Jim Kershner’s This day in history
From our archives, 100 years ago
Spokane’s Boy Scouts reported that their first Thanksgiving Field Day was a big success.
Hundreds of Boy Scouts converged on a field north of town and engaged in contests such as hand-wrestling, “Indian wrestling,” and “trailing.”
There was also a Morse code contest, in which one scout “wig-wagged” the word “Thanksgiving” in 50 seconds.
From the mission beat: The Union Rescue Mission gave a free Thanksgiving chicken dinner to 300 of Spokane’s “penniless and homeless” men. The paper described them as mostly “out of work, unkempt and unshaven.”
From the “trouble” beat: There was trouble in River City, with a capital T, and that rhymed with P and that stood for pool.

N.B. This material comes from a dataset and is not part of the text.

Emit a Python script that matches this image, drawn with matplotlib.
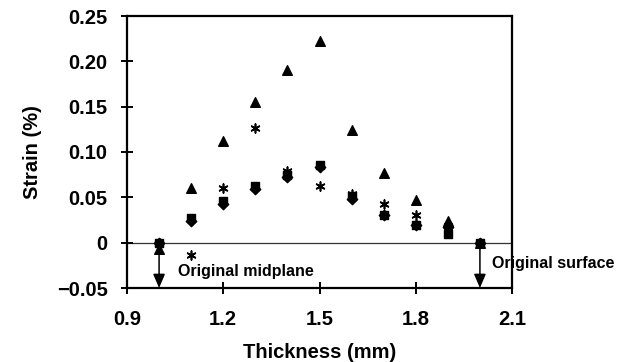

Spokane’s mayor vowed that he would shut down Spokane’s suburban pool rooms. A juvenile authority described them as “a menace to the youth of the city.”
He said pool rooms “furnish all-night gathering places and a place for the young to play cards, shake dice and learn to smoke.”
Also on this date
(From the Associated Press)
1940: The cartoon character Woody Woodpecker made his debut … 1963: The body of President John F. Kennedy was laid to rest at Arlington National Cemetery.